A few weeks ago, I was tagged by the American Federation of Teachers higher ed blog to answer two questions inspired by that foolish op-ed in the New York Times by Mark C. Taylor last month. The AFT’s questions are:
- Do you believe the U.S. system of higher education is in need of change and, if so, why and to what degree?
- What are the top three things you would change in the long-run if you had the power to do that?
There are a pile of exams and final papers a-waiting my attention, so I am going to answer 1) Fer Sure, and 2) let’s keep it simple, and just abolish the free farm teams for the NFL and the NBA that most large universities subsidize. I wrote about this a few months ago, when I heard news that a university radio station in my former hometown was being axed for budgetary reasons:
I understand that in these lean budgetary years, programs that are not “mission-critical” will get the ax. My question is this: why are college sports teams ever seen as “mission-critical?” The marquee sports–men’s football and men’s basketball–involve only a tiny handful of students who are unrepresentative of the student body on most campuses (since women are the majority of college students.) Why not just drop out of the NCAA and turn them into club sports, as so many women’s teams and other men’s teams are? . . . . Why does higher ed agree to run a free double- and triple-A league for the NBA and the NFL? MLB and the NHL have done just fine, thank you very much, without this kind of welfare giveaway.
WMUB was a valuable service in a community that didn’t have a daily newspaper. It employed student interns who wanted to get experience in broadcast media. (I occasionally tune in to the voice of one of those former interns from the 1990s reading the news out here on Wyoming Public Radio.) While community members may attend a college game or two every season, they surely tuned into WMUB in much greater numbers. On bad weather days, it’s where we all went to pray for news of a snow day. There is clearly a much better argument that WMUB was mission-critical, if the mission of higher education is, you know, education instead of entertainment and craven servility to the NBA and the NFL.
Some universities are making entire colleges, departments, and programs become self-funding these days with grant and tuition dollars, so why not the Athletic Department? Universities are after all places of higher learning, not entertainment franchises. Remember how it was done in junior high and high school? Team members had to sell fruit, or frozen bread dough, or do other kinds of fund-raisers in order to purchase uniforms and some gas for the school buses to drive them around to local schools to compete. Why do men’s teams at the university level get the star treatment at everyone else’s expense? Now that the majority of college students in this country are women, who also outperform their male peers academically, there’s a serious gender equity question here, too–even if women students are equally rabid team fans, no women’s teams are as lavishly funded as men’s teams, and there’s no such thing as women’s football.

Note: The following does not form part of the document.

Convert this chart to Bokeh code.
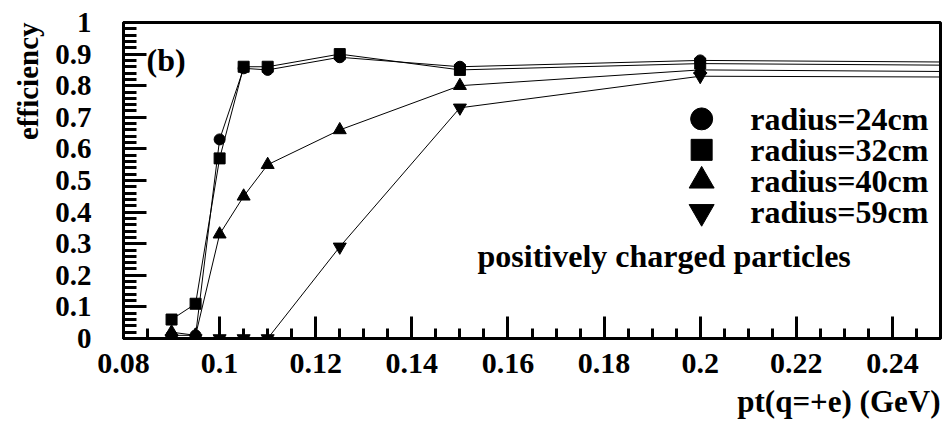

If (as the false claim goes) these teams actually make money for the university–let them! Release them from enfeebling welfare dependency! Let the spirit of free enterprise be unleashed! Let the invisible hand reach into its fat wallet to buy tickets to the games! With freedom for athletic teams and justice for those who don’t play or watch sports, as Murray Sperber argued in Beer and Circus, more students might actually see college as a place for learning and intellectual growth, rather than as a four-year party.